• YOUR TASK: Only the lines from the one containing "Give me the matplotlib source for this chart." through the one containing "time_s = np.arange(0, 21.01, 0.5)" should be duplicated, exactly as they appear. Pictures are to be left out.

• WORKING DATA:
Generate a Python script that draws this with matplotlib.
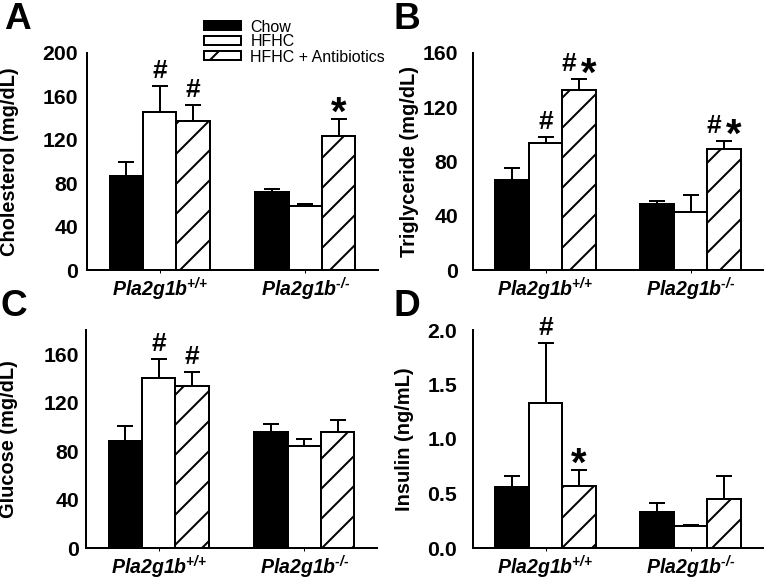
import numpy as np
import matplotlib
matplotlib.use('Agg')
import matplotlib.pyplot as plt
from matplotlib.patches import Patch

DPI = 180
W, H = 767, 582

plt.rcParams['font.family'] = ['Liberation Sans', 'DejaVu Sans']
plt.rcParams['mathtext.default'] = 'regular'
plt.rcParams['hatch.linewidth'] = 0.8
plt.rcParams['hatch.color'] = 'black'

groups = ['Pla2g1b$^{{+}/{+}}$', 'Pla2g1b$^{\u2010/\u2010}$']
series = ['Chow', 'HFHC', 'HFHC + Antibiotics']

# rows = series (Chow, HFHC, HFHC + Antibiotics), columns = genotype
chol_mean = [[87, 72], [146, 59], [137, 123.5]]
chol_err = [[12.5, 2.8], [24, 1.8], [15, 15.7]]
tg_mean = [[66, 49], [94, 43], [132.5, 89]]
tg_err = [[9, 1.7], [4, 12], [8, 6]]
glu_mean = [[88, 96], [140, 84], [133.5, 95.5]]
glu_err = [[13, 6], [16, 6], [12, 10]]
ins_mean = [[0.56, 0.33], [1.33, 0.20], [0.57, 0.445]]
ins_err = [[0.105, 0.086], [0.55, 0.015], [0.15, 0.22]]

# significance marks: (genotype, series, symbols)
chol_sig = [(0, 1, '#'), (0, 2, '#'), (1, 2, '*')]
tg_sig = [(0, 1, '#'), (0, 2, '#*'), (1, 2, '#*')]
glu_sig = [(0, 1, '#'), (0, 2, '#')]
ins_sig = [(0, 1, '#'), (0, 2, '*')]

faces = ['black', 'white', 'white']
hatches = [None, None, '//']
PX = 72 / DPI   # points per pixel


def draw_panel(ax, mean, err, sig, ylabel, ylim, yticks, fmt, ypad, label_x):
    x = np.arange(len(groups))
    w = 0.23
    for i in range(len(series)):
        xi = x + (i - 1) * w
        ax.bar(xi, mean[i], w, color=faces[i], edgecolor='black', linewidth=2 * PX,
               hatch=hatches[i], zorder=2, label=series[i])
        ax.errorbar(xi, mean[i], yerr=[np.zeros(len(groups)), err[i]], fmt='none',
                    ecolor='black', elinewidth=2 * PX, capsize=8 * PX, capthick=2 * PX, zorder=3)
    for g, s, sym in sig:
        xs = x[g] + (s - 1) * w
        top = mean[s][g] + err[s][g]
        if sym == '#*':
            parts = [('#', -10), ('*', 10)]
        else:
            parts = [(sym, 0)]
        for ch, dx in parts:
            if ch == '#':
                ax.annotate('#', (xs, top), xytext=(dx * PX, 8 * PX), textcoords='offset points',
                            ha='center', va='baseline', fontsize=10.5, fontweight='bold')
            else:
                ax.annotate('*', (xs, top), xytext=(dx * PX, -6 * PX), textcoords='offset points',
                            ha='center', va='baseline', fontsize=16, fontweight='bold')
    ax.set_xlim(-0.5, 1.5)
    ax.set_ylim(*ylim)
    ax.set_yticks(yticks)
    ax.set_yticklabels([fmt.format(v) for v in yticks])
    ax.set_xticks(x)
    ax.set_xticklabels(groups, fontsize=7.8, fontweight='bold', fontstyle='italic')
    ax.spines['top'].set_visible(False)
    ax.spines['right'].set_visible(False)
    for sp in ['left', 'bottom']:
        ax.spines[sp].set_linewidth(2 * PX)
    ax.tick_params(axis='y', length=0, pad=ypad * PX, labelsize=8.5)
    ax.tick_params(axis='x', length=3 * PX, width=1 * PX, pad=1)
    for t in ax.get_yticklabels():
        t.set_fontweight('bold')
    ax.set_ylabel(ylabel, fontsize=8, fontweight='bold')
    ax.yaxis.set_label_coords(label_x, 0.5)


fig = plt.figure(figsize=(W / DPI, H / DPI), dpi=DPI)
axA = fig.add_axes([87 / W, 1 - 270 / H, 291 / W, 217 / H])
axB = fig.add_axes([473 / W, 1 - 270 / H, 290 / W, 217 / H])
axC = fig.add_axes([86 / W, 1 - 548 / H, 291 / W, 218 / H])
axD = fig.add_axes([473 / W, 1 - 548 / H, 290 / W, 218 / H])

draw_panel(axA, chol_mean, chol_err, chol_sig, 'Cholesterol (mg/dL)', (0, 200),
           [0, 40, 80, 120, 160, 200], '{:.0f}', 9, -0.234)
draw_panel(axB, tg_mean, tg_err, tg_sig, 'Triglyceride (mg/dL)', (0, 160),
           [0, 40, 80, 120, 160], '{:.0f}', 15, -0.186)
draw_panel(axC, glu_mean, glu_err, glu_sig, 'Glucose (mg/dL)', (0, 180),
           [0, 40, 80, 120, 160], '{:.0f}', 7, -0.232)
draw_panel(axD, ins_mean, ins_err, ins_sig, 'Insulin (ng/mL)', (0, 2.0),
           [0, 0.5, 1.0, 1.5, 2.0], '{:.1f}', 16, -0.205)

for letter, px, py in [('A', 4, 2), ('B', 394, 2), ('C', 1, 289), ('D', 394, 289)]:
    fig.text(px / W, 1 - py / H, letter, ha='left', va='top', fontsize=14.8, fontweight='bold')

handles = [Patch(facecolor=faces[i], edgecolor='black', linewidth=2 * PX, hatch=hatches[i])
           for i in range(len(series))]
fig.legend(handles, series, loc='upper left', bbox_to_anchor=(204 / W, 1 - 19.5 / H),
           frameon=False, fontsize=6.4, handlelength=2.33, handleheight=0.5,
           handletextpad=0.57, labelspacing=0.0, borderpad=0, borderaxespad=0)

fig.savefig('out.png', dpi=DPI)
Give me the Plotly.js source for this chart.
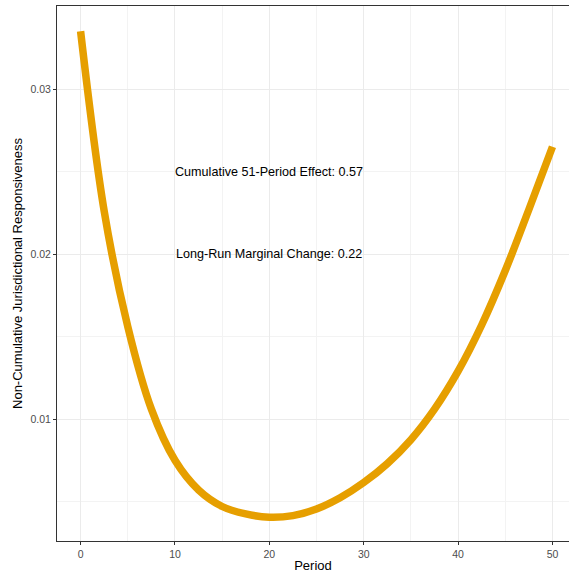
<!DOCTYPE html>
<html>
<head>
<meta charset="utf-8">
<script src="https://cdn.plot.ly/plotly-3.0.1.min.js"></script>
<style>
  html, body { margin: 0; padding: 0; background: #ffffff; }
  #chart { width: 569px; height: 577px; }
</style>
</head>
<body>
<div id="chart"></div>
<script>
// Period-by-period (non-cumulative) responsiveness curve
const period = [0, 2.5, 5, 7.5, 10, 12.5, 15, 17.5, 20, 22.5, 25,
                27.5, 30, 32.5, 35, 37.5, 40, 42.5, 45, 47.5, 50];
const responsiveness = [0.0335, 0.0226, 0.0156, 0.0106, 0.0075, 0.0057, 0.0047, 0.00425,
                        0.00405, 0.00415, 0.00455, 0.00523, 0.00615, 0.0073, 0.00875,
                        0.0106, 0.0129, 0.0157, 0.0190, 0.0227, 0.0265];

// Summary labels placed inside the panel
const noteText = ["Cumulative 51-Period Effect: 0.57", "Long-Run Marginal Change: 0.22"];
const noteX = [20, 20];
const noteY = [0.025, 0.02];

const xTicks = [0, 10, 20, 30, 40, 50];
const yTicks = [0.01, 0.02, 0.03];
const yTickText = ["0.01", "0.02", "0.03"];

const trace = {
  x: period,
  y: responsiveness,
  type: "scatter",
  mode: "lines",
  line: { color: "#E69F00", width: 7.5, shape: "spline", smoothing: 1.0 },
  hoverinfo: "skip"
};

const annotations = noteText.map((t, i) => ({
  x: noteX[i], y: noteY[i], xref: "x", yref: "y",
  text: t, showarrow: false,
  font: { family: "Liberation Sans, Arial, sans-serif", size: 12.6, color: "#000000" },
  xanchor: "center", yanchor: "middle"
}));

const gridMajor = "#EBEBEB";
const gridMinor = "#F3F3F3";

const layout = {
  width: 569,
  height: 577,
  margin: { l: 57, r: 0, t: 6, b: 36 },
  paper_bgcolor: "#ffffff",
  plot_bgcolor: "#ffffff",
  showlegend: false,
  font: { family: "Liberation Sans, Arial, sans-serif", color: "#4D4D4D" },
  xaxis: {
    range: [-2.5, 51.75],
    tickvals: xTicks,
    ticktext: xTicks.map(String),
    ticks: "outside",
    ticklen: 3,
    tickwidth: 1,
    tickcolor: "#333333",
    tickfont: { size: 10.5, color: "#4D4D4D" },
    showgrid: true,
    gridcolor: gridMajor,
    gridwidth: 1,
    minor: { dtick: 5, tick0: 0, showgrid: true, gridcolor: gridMinor, gridwidth: 1 },
    showline: true,
    linecolor: "#333333",
    linewidth: 1,
    mirror: true,
    zeroline: false,
    title: { text: "Period", font: { size: 13, color: "#000000" }, standoff: 2 }
  },
  yaxis: {
    range: [0.00261, 0.03503],
    tickvals: yTicks,
    ticktext: yTickText,
    ticks: "outside",
    ticklen: 3,
    tickwidth: 1,
    tickcolor: "#333333",
    tickfont: { size: 10.5, color: "#4D4D4D" },
    showgrid: true,
    gridcolor: gridMajor,
    gridwidth: 1,
    minor: { dtick: 0.005, tick0: 0, showgrid: true, gridcolor: gridMinor, gridwidth: 1 },
    showline: true,
    linecolor: "#333333",
    linewidth: 1,
    zeroline: false,
    title: { text: "Non-Cumulative Jurisdictional Responsiveness", font: { size: 13, color: "#000000" }, standoff: 4 }
  },
  annotations: annotations
};

Plotly.newPlot("chart", [trace], layout, { displayModeBar: false, staticPlot: true });
</script>
</body>
</html>
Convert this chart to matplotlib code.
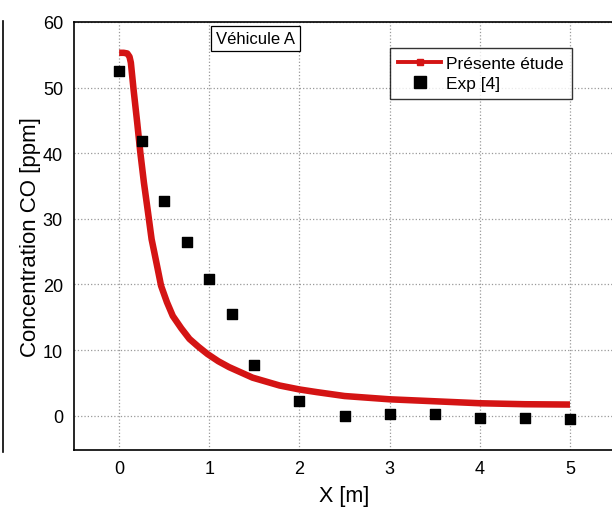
import matplotlib
matplotlib.use('Agg')
from matplotlib import pyplot as plt
from matplotlib.lines import Line2D

plt.rcParams['font.family'] = ['Liberation Sans', 'DejaVu Sans']

# simulation curve
sim_x = [0.0, 0.05, 0.09, 0.115, 0.13, 0.16, 0.2, 0.235, 0.275, 0.32, 0.36, 0.39, 0.43, 0.465,
         0.53, 0.595, 0.69, 0.78, 0.88, 0.98, 1.1, 1.22, 1.35, 1.48, 1.63, 1.78, 2.0, 2.19,
         2.5, 3.0, 3.5, 4.0, 4.5, 5.0]
sim_y = [55.3, 55.3, 55.2, 54.7, 53.8, 49.7, 44.7, 40.1, 35.5, 31.0, 26.9, 24.9, 22.2, 19.8,
         17.3, 15.2, 13.3, 11.7, 10.5, 9.4, 8.3, 7.4, 6.6, 5.8, 5.2, 4.6, 4.0, 3.6,
         3.0, 2.5, 2.2, 1.9, 1.75, 1.7]

# experimental points
exp_x = [0.0, 0.25, 0.5, 0.75, 1.0, 1.25, 1.5, 2.0, 2.5, 3.0, 3.5, 4.0, 4.5, 5.0]
exp_y = [52.5, 41.9, 32.7, 26.5, 20.8, 15.5, 7.8, 2.3, 0.0, 0.2, 0.2, -0.3, -0.3, -0.5]

fig = plt.figure(figsize=(6.12, 5.1), dpi=100)
ax = fig.add_axes([0.121, 0.116, 0.884, 0.839])

ax.grid(True, color='0.6', linestyle=':', linewidth=0.9)
ax.set_axisbelow(True)

ax.plot(sim_x, sim_y, color='#d41414', linewidth=4.7, solid_capstyle='butt',
        solid_joinstyle='round', zorder=3)
ax.scatter(exp_x, exp_y, marker='s', s=42, color='black', zorder=4)

ax.set_xlim(-0.5, 5.5)
ax.set_ylim(-5.2, 60)
ax.set_xticks([0, 1, 2, 3, 4, 5])
ax.set_yticks([0, 10, 20, 30, 40, 50, 60])
ax.tick_params(length=0, labelsize=13)
ax.tick_params(axis='y', pad=8)
ax.tick_params(axis='x', pad=7)
for s in ax.spines.values():
    s.set_linewidth(1.2)

ax.set_xlabel('X [m]', fontsize=15.5, labelpad=6)
ax.set_ylabel('Concentration CO [ppm]', fontsize=16, labelpad=1)

h1 = Line2D([], [], color='#d41414', linewidth=2.8, marker='s', markersize=4.5)
h2 = Line2D([], [], color='black', linestyle='none', marker='s', markersize=8)
leg = ax.legend([h1, h2], ['Présente étude', 'Exp [4]'], loc='upper left',
                bbox_to_anchor=(0.584, 0.94), fontsize=12.5, frameon=True, fancybox=False,
                edgecolor='black', handlelength=2.5, handletextpad=0.3,
                borderpad=0.45, labelspacing=0.3, borderaxespad=0)
leg.get_frame().set_linewidth(1.0)
leg.set_zorder(5)

ax.text(0.262, 0.978, 'Véhicule A', transform=ax.transAxes, fontsize=12,
        va='top', ha='left',
        bbox=dict(boxstyle='square,pad=0.3', facecolor='white', edgecolor='black', linewidth=0.9))

# edge of the neighbouring figure on the left
fig.add_artist(Line2D([0.005, 0.005], [0.112, 0.957], transform=fig.transFigure,
                      color='black', linewidth=1.2))

fig.savefig('out.png', dpi=100)
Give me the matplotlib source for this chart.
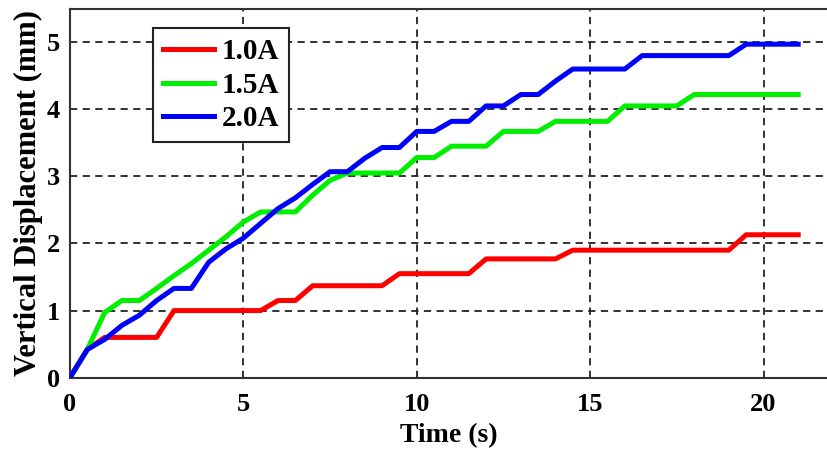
import numpy as np
import matplotlib
matplotlib.use("Agg")
import matplotlib.pyplot as plt

# time samples (s)
time_s = np.arange(0, 21.01, 0.5)

disp_10A = [0, 0.42, 0.6, 0.6, 0.6, 0.6, 1.0, 1.0, 1.0, 1.0, 1.0, 1.0,
            1.15, 1.15, 1.37, 1.37, 1.37, 1.37, 1.37, 1.55, 1.55, 1.55,
            1.55, 1.55, 1.77, 1.77, 1.77, 1.77, 1.77, 1.9, 1.9, 1.9, 1.9,
            1.9, 1.9, 1.9, 1.9, 1.9, 1.9, 2.13, 2.13, 2.13, 2.13]
disp_15A = [0, 0.42, 0.97, 1.15, 1.15, 1.33, 1.52, 1.7, 1.9, 2.1, 2.32,
            2.47, 2.47, 2.47, 2.72, 2.94, 3.05, 3.05, 3.05, 3.05, 3.28,
            3.28, 3.45, 3.45, 3.45, 3.67, 3.67, 3.67, 3.82, 3.82, 3.82,
            3.82, 4.05, 4.05, 4.05, 4.05, 4.22, 4.22, 4.22, 4.22, 4.22,
            4.22, 4.22]
disp_20A = [0, 0.42, 0.57, 0.78, 0.93, 1.15, 1.33, 1.33, 1.72, 1.92, 2.08,
            2.3, 2.52, 2.68, 2.88, 3.07, 3.07, 3.27, 3.43, 3.43, 3.67, 3.67,
            3.82, 3.82, 4.05, 4.05, 4.22, 4.22, 4.42, 4.6, 4.6, 4.6, 4.6,
            4.8, 4.8, 4.8, 4.8, 4.8, 4.8, 4.97, 4.97, 4.97, 4.97]

labels = ["1.0A", "1.5A", "2.0A"]
colors = ["#ff0000", "#00ee00", "#0000ff"]

plt.rcParams["font.family"] = ["Liberation Serif", "DejaVu Serif"]
plt.rcParams["font.weight"] = "bold"

fig = plt.figure(figsize=(8.27, 4.55), dpi=100)
ax = fig.add_axes([0.0846, 0.170, 0.9154, 0.811])

for ys, lab, c in zip([disp_10A, disp_15A, disp_20A], labels, colors):
    ax.plot(time_s, ys, color=c, lw=3.6, label=lab, zorder=3)

ax.set_xlim(0, 21.83)
ax.set_ylim(0, 5.5)
ax.set_xticks([0, 5, 10, 15, 20])
ax.set_yticks([0, 1, 2, 3, 4, 5])
ax.grid(True, color="#222222", linestyle=(0, (4, 3)), linewidth=1.3, zorder=1)

for side in ["left", "bottom", "top"]:
    ax.spines[side].set_linewidth(1.5)
    ax.spines[side].set_color("#333333")
ax.spines["right"].set_visible(False)

ax.tick_params(direction="in", length=0, labelsize=19)
ax.tick_params(axis="x", pad=11)
ax.tick_params(axis="y", pad=7)
for t in ax.get_xticklabels() + ax.get_yticklabels():
    t.set_fontweight("bold")

ax.set_xlabel("Time (s)", fontsize=20, fontweight="bold", labelpad=5)
ax.set_ylabel("Vertical Displacement (mm)", fontsize=22, fontweight="bold", labelpad=3)

leg = ax.legend(loc="upper left", bbox_to_anchor=(0.11, 0.947), borderaxespad=0,
                fontsize=21, handlelength=1.75, handletextpad=0.25,
                labelspacing=0.22, borderpad=0.35, fancybox=False,
                framealpha=1, edgecolor="#222222")
leg.get_frame().set_linewidth(1.5)
for t in leg.get_texts():
    t.set_fontweight("bold")

fig.savefig("out.png", dpi=100)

• ANSWER BELOW:
Give me the matplotlib source for this chart.
import numpy as np
import matplotlib
matplotlib.use("Agg")
import matplotlib.pyplot as plt

# time samples (s)
time_s = np.arange(0, 21.01, 0.5)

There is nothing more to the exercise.